You have probably heard the term "IQ" many times, and you probably know it has something to do with measuring intelligence.
The letters "IQ" stand for "intelligence quotient", and an IQ test is widely used as a way to measure intelligence.
The test most frequently used today to measure intelligence is called the Stanford-Binet Intelligence Test. The earliest version of it was developed in France in 1905.
The original test has been revised several times over the years, with a major revision completed at Stanford University in 1960. The Stanford-Binet test is not the only intelligence test, but it is probably the best known.
IQ tests are often used by educational institutions to segregate students into categories such as "normal", "gifted", and "challenged".
Children and young people are scored relative to each other on a variety of factors, including verbal and logical understanding, vocabulary, arithmetic and spatial orientation.
A person with an IQ score of 100 is deemed to be of average intelligence, while a person with an IQ above 130 is deemed to be intellectually gifted.
Do you know your own IQ? Do you know what it means?
Although the IQ test is very widely used, and the results are almost synonymous with our idea of intelligence, there has also been a lot of criticism of the test, and of the way the results are used.
Does having a high IQ score guarantee success in later life? No, it doesn't! It doesn't even guarantee success in school.
A Canadian television program recently tracked down some of the people with the highest IQ scores in North America.
One man who has an extremely high genius IQ works as a motorcycle mechanic, hangs out with biker gangs, and is frequently in and out of jail.
Another man interviewed on the program has the highest IQ recorded in North America. He has worked as a bouncer in a bar for ten years, earns minimum wage, and lives in a tiny garage. Clearly, a high IQ is not enough to guarantee success in life.
What IQ tests measure is a certain type of potential.
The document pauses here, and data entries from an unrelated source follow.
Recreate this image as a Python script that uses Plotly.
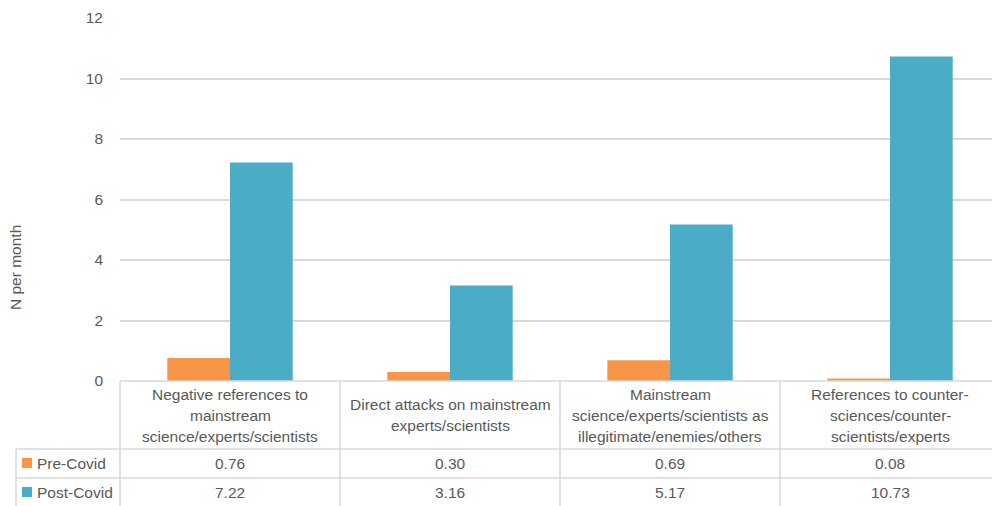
import plotly.graph_objects as go

# Category labels, split into the lines shown in the table header
categories = [
    "Negative references to mainstream science/experts/scientists",
    "Direct attacks on mainstream experts/scientists",
    "Mainstream science/experts/scientists as illegitimate/enemies/others",
    "References to counter-sciences/counter-scientists/experts",
]
category_lines = [
    ["Negative references to", "mainstream", "science/experts/scientists"],
    ["Direct attacks on mainstream", "experts/scientists"],
    ["Mainstream", "science/experts/scientists as", "illegitimate/enemies/others"],
    ["References to counter-", "sciences/counter-", "scientists/experts"],
]
series_names = ["Pre-Covid", "Post-Covid"]
pre_covid = [0.76, 0.30, 0.69, 0.08]
post_covid = [7.22, 3.16, 5.17, 10.73]
y_ticks = [0, 2, 4, 6, 8, 10, 12]

ORANGE = "#F79646"
BLUE = "#4BACC6"
TEXT = "#595959"
GRID = "#D9D9D9"
FONT = "Liberation Sans, Arial, sans-serif"
FS = 15.5

W, H = 992, 506
L, R, T, B = 120, 0, 18, 125
plot_w = W - L - R
plot_h = H - T - B

def px_x(px):
    return (px - L) / plot_w

def px_y(py):
    return (H - B - py) / plot_h

x_idx = list(range(len(categories)))

fig = go.Figure()
fig.add_trace(go.Bar(x=x_idx, y=pre_covid, name=series_names[0],
                     marker=dict(color=ORANGE, line=dict(width=0))))
fig.add_trace(go.Bar(x=x_idx, y=post_covid, name=series_names[1],
                     marker=dict(color=BLUE, line=dict(width=0))))

# column width in pixels is 220 -> visible range from the plot's left edge
col_px = 220
x_range = [-0.5, -0.5 + plot_w / col_px]

shapes = []
line_style = dict(color=GRID, width=1.5)
# table horizontal rules
for py, x0 in [(381, 120), (449, 16), (478, 16)]:
    shapes.append(dict(type="line", xref="paper", yref="paper",
                       x0=px_x(x0), x1=px_x(1000), y0=px_y(py), y1=px_y(py),
                       line=line_style))
# table vertical rules
for px_, y0 in [(16, 449), (120, 381), (340, 381), (560, 381), (780, 381)]:
    shapes.append(dict(type="line", xref="paper", yref="paper",
                       x0=px_x(px_), x1=px_x(px_), y0=px_y(y0), y1=px_y(510),
                       line=line_style))
# legend keys in the table rows
for color, cy in [(ORANGE, 463), (BLUE, 492)]:
    shapes.append(dict(type="rect", xref="paper", yref="paper",
                       x0=px_x(22), x1=px_x(32), y0=px_y(cy - 5), y1=px_y(cy + 5),
                       fillcolor=color, line=dict(width=0)))

annotations = []
label_font = dict(family=FONT, size=FS, color=TEXT)
for i, lines in enumerate(category_lines):
    n = len(lines)
    start = 415 - (n - 1) * 21 / 2
    for j, txt in enumerate(lines):
        annotations.append(dict(x=i, xref="x", y=px_y(start + j * 21), yref="paper",
                                text=txt, showarrow=False, font=label_font,
                                xanchor="center", yanchor="middle"))
for vals, cy in [(pre_covid, 463), (post_covid, 492)]:
    for i, v in enumerate(vals):
        annotations.append(dict(x=i, xref="x", y=px_y(cy), yref="paper",
                                text=f"{v:.2f}", showarrow=False, font=label_font,
                                xanchor="center", yanchor="middle"))
for name, cy in zip(series_names, [463, 492]):
    annotations.append(dict(x=px_x(35), xref="paper", y=px_y(cy), yref="paper",
                            text=name, showarrow=False, font=label_font,
                            xanchor="left", yanchor="middle"))
annotations.append(dict(x=px_x(15), xref="paper", y=px_y(268), yref="paper",
                        text="N per month", textangle=-90, showarrow=False,
                        font=dict(family=FONT, size=FS, color=TEXT),
                        xanchor="center", yanchor="middle"))

fig.update_layout(
    width=W, height=H,
    margin=dict(l=L, r=R, t=T, b=B, pad=0),
    paper_bgcolor="white", plot_bgcolor="white",
    barmode="group", bargap=0.43, bargroupgap=0,
    showlegend=False,
    font=dict(family=FONT, color=TEXT),
    xaxis=dict(range=x_range, showticklabels=False, showgrid=False,
               zeroline=False, showline=False, fixedrange=True),
    yaxis=dict(range=[0, 12], tickvals=y_ticks, showgrid=True, gridcolor=GRID,
               gridwidth=1.5, zeroline=False, showline=False,
               tickfont=dict(family=FONT, size=FS, color=TEXT),
               ticklabelstandoff=16),
    shapes=shapes,
    annotations=annotations,
)

fig.write_html("out.html")
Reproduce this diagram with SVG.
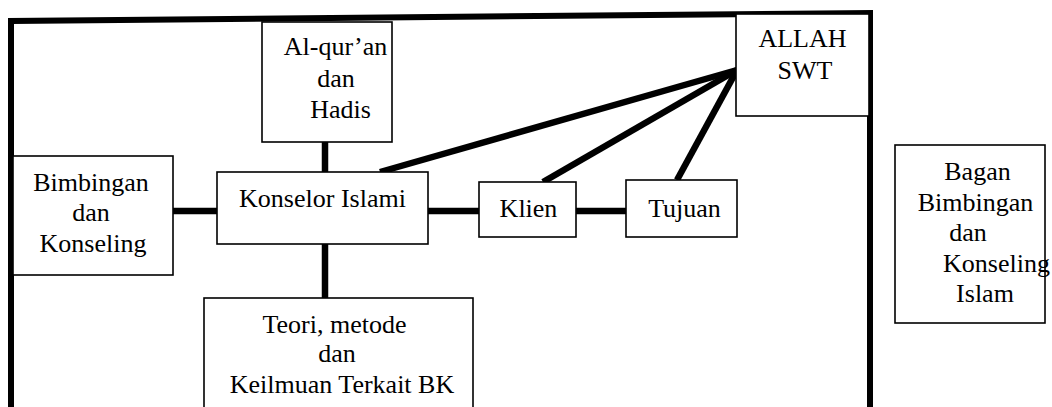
<svg xmlns="http://www.w3.org/2000/svg" width="1052" height="407" viewBox="0 0 1052 407">
<style>
.box{fill:#fff;stroke:#000;stroke-width:1.6}
.c{stroke:#000;stroke-width:6.5;fill:none;stroke-linecap:butt}
.frame{stroke:#000;stroke-width:6;fill:none;stroke-linejoin:miter}
</style>
<rect width="1052" height="407" fill="#fff"/>
<g id="frame">
<path class="frame" d="M11,407 L11,21 L870,13 L870,407"/>
</g>
<g id="connectors">
<line class="c" x1="325" y1="142" x2="325" y2="172"/>
<line class="c" x1="325" y1="244" x2="325" y2="298"/>
<line class="c" x1="173" y1="211" x2="217" y2="211"/>
<line class="c" x1="428" y1="211" x2="479" y2="211"/>
<line class="c" x1="576" y1="211" x2="626" y2="211"/>
<line class="c" x1="737" y1="70" x2="380" y2="172"/>
<line class="c" x1="737" y1="70" x2="543" y2="182"/>
<line class="c" x1="737" y1="70" x2="677" y2="180"/>
</g>
<g font-family="Liberation Serif, Times New Roman, DejaVu Serif, serif" font-size="26" fill="#000" text-anchor="middle">
<g id="alquran">
<rect class="box" x="262" y="22" width="130" height="120"/>
<text x="335.5" y="55">Al-qur’an</text>
<text x="336" y="87">dan</text>
<text x="340.5" y="118">Hadis</text>
</g>
<g id="allah">
<rect class="box" x="736" y="14" width="133" height="102"/>
<text x="802.5" y="47">ALLAH</text>
<text x="805" y="79">SWT</text>
</g>
<g id="bimbingan">
<rect class="box" x="13" y="156" width="160" height="119"/>
<text x="91" y="191">Bimbingan</text>
<text x="91" y="221">dan</text>
<text x="93" y="252">Konseling</text>
</g>
<g id="konselor">
<rect class="box" x="217" y="172" width="211" height="72"/>
<text x="322.5" y="207">Konselor Islami</text>
</g>
<g id="klien">
<rect class="box" x="479" y="182" width="97" height="55"/>
<text x="528.5" y="217">Klien</text>
</g>
<g id="tujuan">
<rect class="box" x="626" y="180" width="111" height="57"/>
<text x="684.5" y="217">Tujuan</text>
</g>
<g id="teori">
<rect class="box" x="204" y="298" width="269" height="120"/>
<text x="334.5" y="333">Teori, metode</text>
<text x="337" y="362">dan</text>
<text x="342" y="393">Keilmuan Terkait BK</text>
</g>
<g id="bagan">
<rect class="box" x="895" y="145" width="150" height="178"/>
<text x="977.5" y="180">Bagan</text>
<text x="975.5" y="211">Bimbingan</text>
<text x="968" y="241">dan</text>
<text x="996.5" y="272">Konseling</text>
<text x="985" y="302">Islam</text>
</g>
</g>
</svg>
That potential still needs to be developed and nurtured by the person who has it. That person may not have the inclination or desire to do so.
Not everyone who has a potential talent also possesses the desire to do something with it. One person may have a wonderful God-given singing voice, but may have no interest in music, and no desire to perform.
Another person may have the perfect physique to be a high jumper, but may hate sports. You can probably think of other examples. Having potential is just a beginning.
The IQ tests we have now may predict which people have a certain type of intellectual potential, but they don't necessarily predict who will become a good teacher, a good manager, a good president, or a good parent.
Some critics say that the only thing IQ tests can really predict is who will do well on IQ tests.
Qualities such as determination and vision can be more important to your ultimate success in life than the IQ number you started out with. Being creative, optimistic, and flexible are important hallmarks of many successful people.
Common sense, the ability to get along with other people, and knowing a good idea when you see one, may be more useful qualities than having a genius IQ.